そして、出演陣がコーラを選んで飲み、前者が出ると、その番号の観客は、出演者の記念品がもらえる。
それに対して、後者が出たら、すぐに退場を命じられ、『いいとも!』の続きも、その後の『いただきます』も観ることができなくなる。
その瞬間、観覧席から飛び交う「キャーッ!」の悲鳴! まさに「13日の月曜日」だ!
ところが、タモリさんは「俺、炭酸はそんなに飲めないよ」と言い、他の出演陣(たしか、せんだみつおさんもいた)の反応も「いやー、何本も無理だなー」というものだった。
しかし、コーラを数多く飲んで、当たりか退場のカードを出していかないと、コーナー企画として盛り上がらない。
そこで、俺が「分かりました。俺が一手に引き受けます!」と宣言し、一人でコーラを飲むようになったのである。
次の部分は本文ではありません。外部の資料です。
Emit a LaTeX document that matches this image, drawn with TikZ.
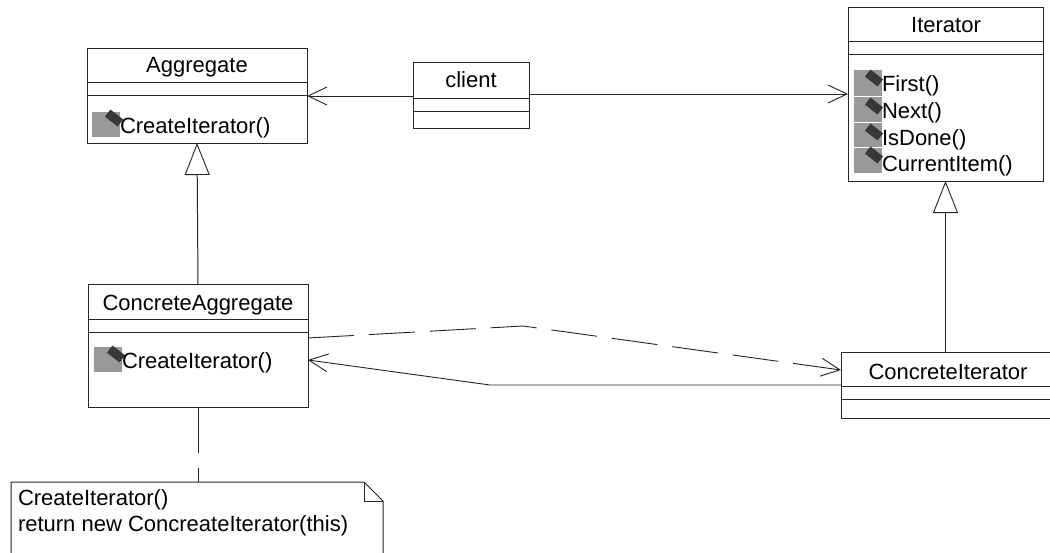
\documentclass[tikz,border=0pt]{standalone}
\usepackage{fontspec}
\setmainfont{Liberation Sans}
\usetikzlibrary{arrows.meta,calc}
\tikzset{
  every node/.style={font=\fontsize{22}{26}\selectfont, inner sep=0pt, outer sep=0pt},
  umlbox/.style={draw=black!85, line width=1pt, rectangle},
  sep/.style={draw=black!85, line width=1pt},
  title/.style={anchor=base},
  member/.style={anchor=base west},
  iconbg/.style={fill=black!40, draw=none, rectangle, minimum width=28pt},
  icongem/.style={fill=black!78, draw=none, rectangle, minimum width=16pt, minimum height=9pt, rotate=-38},
  assoc/.style={draw=black!85, line width=.9pt, -{Straight Barb[length=19pt,width=18pt,line width=.9pt]}},
  inherit/.style={draw=black!85, line width=1pt, -{Triangle[open,fill=white,length=32pt,width=25pt,line width=.9pt]}},
  depend/.style={draw=black!85, line width=.9pt, dash pattern=on 46pt off 15pt},
  assocdash/.style={assoc, dash pattern=on 46pt off 15pt},
}
\newcommand{\classbox}[7]{% name, x1,y1,x2,y2, sep1, sep2
  \node[umlbox, minimum width={#4-#2}, minimum height={#5-#3}] (#1) at ({(#2+#4)/2},{(#3+#5)/2}) {};
  \draw[sep] (#1.west |- 0,#6) -- (#1.east |- 0,#6);
  \draw[sep] (#1.west |- 0,#7) -- (#1.east |- 0,#7);
}
\newcommand{\opicon}[6]{% name, x, y1, y2, gem x, gem y
  \node[iconbg, minimum height={#4-#3}] (#1) at (#2,{(#3+#4)/2}) {};
  \node[icongem] (#1g) at (#5,#6) {};
}
\begin{document}
\begin{tikzpicture}[x=1pt,y=-1pt]
\useasboundingbox (0,0) rectangle (1050,552);
\clip (0,0) rectangle (1050,552);
\fill[white] (0,0) rectangle (1050,552);

% classes
\classbox{aggr}{87}{48}{307}{143}{82}{95}
\classbox{client}{413}{62}{529}{128}{98}{111}
\classbox{iter}{848}{7}{1043}{181}{41}{54}
\classbox{cagg}{88}{284}{308}{407}{319}{332}
\classbox{citer}{841}{352}{1062}{418}{386}{399}

% titles
\node[title] (taggr) at (197,72) {Aggregate};
\node[title] (tclient) at (471,87) {client};
\node[title] (titer) at (946,32) {Iterator};
\node[title] (tcagg) at (198,310) {ConcreteAggregate};
\node[title] (tciter) at (948,379) {ConcreteIterator};

% operations
\opicon{ia}{106}{112}{137}{114}{118}
\node[member] (maggr) at (120,133) {CreateIterator()};
\opicon{ic}{108}{347}{372}{116}{354}
\node[member] (mcagg) at (122,368) {CreateIterator()};

\opicon{i1}{867.5}{70}{95.5}{874}{78}
\opicon{i2}{867.5}{96.5}{121.5}{874}{106}
\opicon{i3}{867.5}{122.5}{147}{874}{132}
\opicon{i4}{867.5}{148}{173}{874}{155}
\node[member] (m1) at (882,91) {First()};
\node[member] (m2) at (882,118) {Next()};
\node[member] (m3) at (882,145) {IsDone()};
\node[member] (m4) at (882,171) {CurrentItem()};

% note
\node[rectangle, draw=none, minimum width=372pt, minimum height=90pt, anchor=north west] (note) at (11,482) {};
\draw[umlbox] (note.south west) -- (note.north west) -- ($(note.north east)+(-19,0)$) -- ($(note.north east)+(0,19)$) -- (note.south east);
\draw[umlbox] ($(note.north east)+(-19,0)$) -- ($(note.north east)+(-19,19)$) -- ($(note.north east)+(0,19)$);
\node[anchor=base west] (n1) at (18,505) {CreateIterator()};
\node[anchor=base west] (n2) at (18,531) {return new ConcreateIterator(this)};

% connectors
\draw[assoc] (client.west |- 0,96) -- (aggr.east |- 0,96);
\draw[assoc] (client.east |- 0,94) -- (iter.west |- 0,94);
\draw[inherit] (cagg.north) -- (aggr.south);
\draw[inherit] (iter.south |- citer.north) -- (iter.south);
\coordinate (bendup) at (523,326);
\coordinate (benddown) at (490,385);
\draw[assocdash] (cagg.east |- 0,338) -- (bendup) -- (citer.west |- 0,370);
\draw[assoc] (citer.west |- 0,385) -- (benddown) -- (cagg.east |- 0,360);
\draw[depend] (cagg.south) -- (cagg.south |- note.north);
\end{tikzpicture}
\end{document}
とにかくガンガン飲み続けた。毎回、4、5本は当たり前だった。
その飲みっぷりのよさがまた、観覧席から、歓声や驚喜の声を生み出すことにもつながった。
そんなある日、横澤さんからこう言われたのである。
「ナベちゃん、もう当たりとか退場じゃなくて、早飲み対決のコーナーにしちゃおう」
まさに、渡辺正行の運命を大きく変えた言葉だった。
俺にとって、コーラの早飲みは、いわば“出世作”であり、いまだにメディアに呼ばれると、リクエストされることが多い(正直、スピードはかなり落ちたし、しんどい!)。
飲む直前には必ず、コーラの瓶を持った右腕を右斜め下に伸ばすとともに、左腕は左斜め上に挙げる。そんな定番のポーズを取った瞬間、「おお、懐かしい!」 などと喜ばれると、俺もまた、昔を思い出し、快感に浸ったりしている。
『いいとも!』で毎週早飲み対決をしていたとき、その相手はさまざまだった。観覧席から希望者を募ったこともあるし、何かの告知でやってきた著名人も多かった。
そんな挑戦者が現れるたびに、俺が迎え撃った。そして、横澤さんに買われた飲みっぷりのよさを発揮し、次々と倒していった。
まあ、毎回、4本くらい早飲みをするため、苦しさのあまり、トイレに駆け込んで吐くことも多々あったのだが……。いやあ、体を張って仕事してたなー。
ところが、連戦連勝が一度だけ途切れたことがあった。
「ああ、連勝ストップかあ……。まあ、しょうがないな」
というぐらいに思って楽屋にいると、ドアがコンコンとノックされた。開けてみると、そこに立っていたのは横澤さんだった。
普段、俺の楽屋に来ることなどなかったので驚いていると、「ナベちゃん、負けちゃったね……」という言葉を残して、すぐに帰っていった。